## BEGIN

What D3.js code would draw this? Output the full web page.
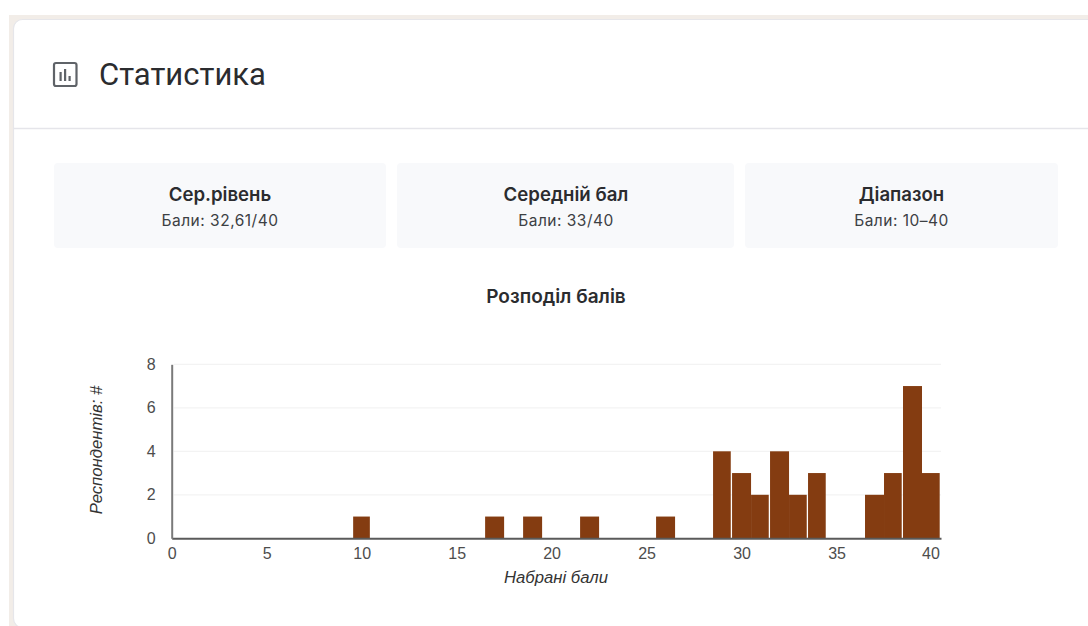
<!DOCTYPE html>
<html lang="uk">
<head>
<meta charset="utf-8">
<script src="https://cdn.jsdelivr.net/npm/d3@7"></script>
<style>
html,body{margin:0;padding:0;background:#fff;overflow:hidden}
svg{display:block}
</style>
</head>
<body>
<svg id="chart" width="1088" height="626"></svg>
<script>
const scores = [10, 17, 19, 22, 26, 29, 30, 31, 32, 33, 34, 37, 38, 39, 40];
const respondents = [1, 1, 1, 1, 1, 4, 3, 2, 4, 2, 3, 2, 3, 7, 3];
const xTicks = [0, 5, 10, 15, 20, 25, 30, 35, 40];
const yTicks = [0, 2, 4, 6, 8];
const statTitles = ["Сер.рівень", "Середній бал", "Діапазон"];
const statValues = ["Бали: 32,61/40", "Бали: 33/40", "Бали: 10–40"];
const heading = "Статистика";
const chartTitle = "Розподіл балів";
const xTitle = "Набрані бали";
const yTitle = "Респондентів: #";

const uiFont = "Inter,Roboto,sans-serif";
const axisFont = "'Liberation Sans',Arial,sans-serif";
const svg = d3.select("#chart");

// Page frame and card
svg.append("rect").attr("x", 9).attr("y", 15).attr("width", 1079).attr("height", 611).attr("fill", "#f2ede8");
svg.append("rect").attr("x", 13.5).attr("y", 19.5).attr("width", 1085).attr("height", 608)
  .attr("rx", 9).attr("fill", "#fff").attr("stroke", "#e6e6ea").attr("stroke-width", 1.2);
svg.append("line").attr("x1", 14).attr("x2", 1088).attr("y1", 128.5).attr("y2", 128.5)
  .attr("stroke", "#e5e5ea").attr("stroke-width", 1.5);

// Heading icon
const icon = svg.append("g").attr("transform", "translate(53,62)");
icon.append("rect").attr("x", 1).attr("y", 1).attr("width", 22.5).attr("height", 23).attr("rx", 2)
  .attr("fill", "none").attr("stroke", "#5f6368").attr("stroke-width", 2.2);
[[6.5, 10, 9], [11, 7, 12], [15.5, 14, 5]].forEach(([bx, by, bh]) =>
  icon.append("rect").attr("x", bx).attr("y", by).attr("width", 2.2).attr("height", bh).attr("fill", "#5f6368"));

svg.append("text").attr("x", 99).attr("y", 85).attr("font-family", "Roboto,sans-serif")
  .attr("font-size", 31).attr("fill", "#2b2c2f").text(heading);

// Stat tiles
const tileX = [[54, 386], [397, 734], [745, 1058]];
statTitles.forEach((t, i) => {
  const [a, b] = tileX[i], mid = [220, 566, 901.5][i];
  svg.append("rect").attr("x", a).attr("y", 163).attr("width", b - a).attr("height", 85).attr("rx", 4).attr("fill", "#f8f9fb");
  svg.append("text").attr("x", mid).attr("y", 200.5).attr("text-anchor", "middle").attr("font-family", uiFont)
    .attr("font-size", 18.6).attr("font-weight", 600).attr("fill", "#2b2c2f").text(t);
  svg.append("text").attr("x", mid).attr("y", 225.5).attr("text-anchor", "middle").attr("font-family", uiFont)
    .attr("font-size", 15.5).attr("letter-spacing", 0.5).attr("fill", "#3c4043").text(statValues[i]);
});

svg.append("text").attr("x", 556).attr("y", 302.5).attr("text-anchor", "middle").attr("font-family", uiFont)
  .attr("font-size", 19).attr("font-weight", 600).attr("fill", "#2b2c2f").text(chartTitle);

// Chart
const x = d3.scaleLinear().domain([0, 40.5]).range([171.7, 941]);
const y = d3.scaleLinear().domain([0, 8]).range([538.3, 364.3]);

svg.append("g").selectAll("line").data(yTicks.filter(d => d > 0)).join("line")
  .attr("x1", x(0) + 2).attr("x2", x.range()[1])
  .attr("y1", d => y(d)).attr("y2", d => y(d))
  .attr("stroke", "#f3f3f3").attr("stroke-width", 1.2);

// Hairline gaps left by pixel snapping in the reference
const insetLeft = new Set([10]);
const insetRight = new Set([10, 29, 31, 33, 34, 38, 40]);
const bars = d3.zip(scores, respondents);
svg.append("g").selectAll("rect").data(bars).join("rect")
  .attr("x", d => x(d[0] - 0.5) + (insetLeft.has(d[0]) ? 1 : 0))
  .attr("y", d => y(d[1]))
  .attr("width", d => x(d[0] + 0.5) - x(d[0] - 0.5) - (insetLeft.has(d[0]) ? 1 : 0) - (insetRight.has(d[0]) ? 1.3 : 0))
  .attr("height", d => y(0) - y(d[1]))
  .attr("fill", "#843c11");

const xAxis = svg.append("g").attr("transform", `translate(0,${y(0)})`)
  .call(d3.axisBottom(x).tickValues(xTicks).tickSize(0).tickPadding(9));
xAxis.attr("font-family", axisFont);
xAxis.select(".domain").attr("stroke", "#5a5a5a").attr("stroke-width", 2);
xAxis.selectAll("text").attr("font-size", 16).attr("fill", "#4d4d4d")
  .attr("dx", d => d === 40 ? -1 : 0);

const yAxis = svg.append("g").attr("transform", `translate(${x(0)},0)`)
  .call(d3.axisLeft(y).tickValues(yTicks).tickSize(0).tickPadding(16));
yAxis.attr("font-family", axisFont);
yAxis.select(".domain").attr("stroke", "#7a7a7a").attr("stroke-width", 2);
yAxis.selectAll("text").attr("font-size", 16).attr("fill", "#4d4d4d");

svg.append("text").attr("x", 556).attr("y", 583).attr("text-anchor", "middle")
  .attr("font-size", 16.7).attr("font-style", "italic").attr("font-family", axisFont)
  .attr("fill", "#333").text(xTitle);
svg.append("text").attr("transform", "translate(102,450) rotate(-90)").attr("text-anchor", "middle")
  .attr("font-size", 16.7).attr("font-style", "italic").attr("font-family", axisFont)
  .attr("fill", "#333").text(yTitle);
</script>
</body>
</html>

## END

Problem details =>
Leave out all pictures, then copy the remaining material exactly.

Exercise answer =>
What D3.js code would draw this? Output the full web page.
<!DOCTYPE html>
<html lang="uk">
<head>
<meta charset="utf-8">
<script src="https://cdn.jsdelivr.net/npm/d3@7"></script>
<style>
html,body{margin:0;padding:0;background:#fff;overflow:hidden}
svg{display:block}
</style>
</head>
<body>
<svg id="chart" width="1088" height="626"></svg>
<script>
const scores = [10, 17, 19, 22, 26, 29, 30, 31, 32, 33, 34, 37, 38, 39, 40];
const respondents = [1, 1, 1, 1, 1, 4, 3, 2, 4, 2, 3, 2, 3, 7, 3];
const xTicks = [0, 5, 10, 15, 20, 25, 30, 35, 40];
const yTicks = [0, 2, 4, 6, 8];
const statTitles = ["Сер.рівень", "Середній бал", "Діапазон"];
const statValues = ["Бали: 32,61/40", "Бали: 33/40", "Бали: 10–40"];
const heading = "Статистика";
const chartTitle = "Розподіл балів";
const xTitle = "Набрані бали";
const yTitle = "Респондентів: #";

const uiFont = "Inter,Roboto,sans-serif";
const axisFont = "'Liberation Sans',Arial,sans-serif";
const svg = d3.select("#chart");

// Page frame and card
svg.append("rect").attr("x", 9).attr("y", 15).attr("width", 1079).attr("height", 611).attr("fill", "#f2ede8");
svg.append("rect").attr("x", 13.5).attr("y", 19.5).attr("width", 1085).attr("height", 608)
  .attr("rx", 9).attr("fill", "#fff").attr("stroke", "#e6e6ea").attr("stroke-width", 1.2);
svg.append("line").attr("x1", 14).attr("x2", 1088).attr("y1", 128.5).attr("y2", 128.5)
  .attr("stroke", "#e5e5ea").attr("stroke-width", 1.5);

// Heading icon
const icon = svg.append("g").attr("transform", "translate(53,62)");
icon.append("rect").attr("x", 1).attr("y", 1).attr("width", 22.5).attr("height", 23).attr("rx", 2)
  .attr("fill", "none").attr("stroke", "#5f6368").attr("stroke-width", 2.2);
[[6.5, 10, 9], [11, 7, 12], [15.5, 14, 5]].forEach(([bx, by, bh]) =>
  icon.append("rect").attr("x", bx).attr("y", by).attr("width", 2.2).attr("height", bh).attr("fill", "#5f6368"));

svg.append("text").attr("x", 99).attr("y", 85).attr("font-family", "Roboto,sans-serif")
  .attr("font-size", 31).attr("fill", "#2b2c2f").text(heading);

// Stat tiles
const tileX = [[54, 386], [397, 734], [745, 1058]];
statTitles.forEach((t, i) => {
  const [a, b] = tileX[i], mid = [220, 566, 901.5][i];
  svg.append("rect").attr("x", a).attr("y", 163).attr("width", b - a).attr("height", 85).attr("rx", 4).attr("fill", "#f8f9fb");
  svg.append("text").attr("x", mid).attr("y", 200.5).attr("text-anchor", "middle").attr("font-family", uiFont)
    .attr("font-size", 18.6).attr("font-weight", 600).attr("fill", "#2b2c2f").text(t);
  svg.append("text").attr("x", mid).attr("y", 225.5).attr("text-anchor", "middle").attr("font-family", uiFont)
    .attr("font-size", 15.5).attr("letter-spacing", 0.5).attr("fill", "#3c4043").text(statValues[i]);
});

svg.append("text").attr("x", 556).attr("y", 302.5).attr("text-anchor", "middle").attr("font-family", uiFont)
  .attr("font-size", 19).attr("font-weight", 600).attr("fill", "#2b2c2f").text(chartTitle);

// Chart
const x = d3.scaleLinear().domain([0, 40.5]).range([171.7, 941]);
const y = d3.scaleLinear().domain([0, 8]).range([538.3, 364.3]);

svg.append("g").selectAll("line").data(yTicks.filter(d => d > 0)).join("line")
  .attr("x1", x(0) + 2).attr("x2", x.range()[1])
  .attr("y1", d => y(d)).attr("y2", d => y(d))
  .attr("stroke", "#f3f3f3").attr("stroke-width", 1.2);

// Hairline gaps left by pixel snapping in the reference
const insetLeft = new Set([10]);
const insetRight = new Set([10, 29, 31, 33, 34, 38, 40]);
const bars = d3.zip(scores, respondents);
svg.append("g").selectAll("rect").data(bars).join("rect")
  .attr("x", d => x(d[0] - 0.5) + (insetLeft.has(d[0]) ? 1 : 0))
  .attr("y", d => y(d[1]))
  .attr("width", d => x(d[0] + 0.5) - x(d[0] - 0.5) - (insetLeft.has(d[0]) ? 1 : 0) - (insetRight.has(d[0]) ? 1.3 : 0))
  .attr("height", d => y(0) - y(d[1]))
  .attr("fill", "#843c11");

const xAxis = svg.append("g").attr("transform", `translate(0,${y(0)})`)
  .call(d3.axisBottom(x).tickValues(xTicks).tickSize(0).tickPadding(9));
xAxis.attr("font-family", axisFont);
xAxis.select(".domain").attr("stroke", "#5a5a5a").attr("stroke-width", 2);
xAxis.selectAll("text").attr("font-size", 16).attr("fill", "#4d4d4d")
  .attr("dx", d => d === 40 ? -1 : 0);

const yAxis = svg.append("g").attr("transform", `translate(${x(0)},0)`)
  .call(d3.axisLeft(y).tickValues(yTicks).tickSize(0).tickPadding(16));
yAxis.attr("font-family", axisFont);
yAxis.select(".domain").attr("stroke", "#7a7a7a").attr("stroke-width", 2);
yAxis.selectAll("text").attr("font-size", 16).attr("fill", "#4d4d4d");

svg.append("text").attr("x", 556).attr("y", 583).attr("text-anchor", "middle")
  .attr("font-size", 16.7).attr("font-style", "italic").attr("font-family", axisFont)
  .attr("fill", "#333").text(xTitle);
svg.append("text").attr("transform", "translate(102,450) rotate(-90)").attr("text-anchor", "middle")
  .attr("font-size", 16.7).attr("font-style", "italic").attr("font-family", axisFont)
  .attr("fill", "#333").text(yTitle);
</script>
</body>
</html>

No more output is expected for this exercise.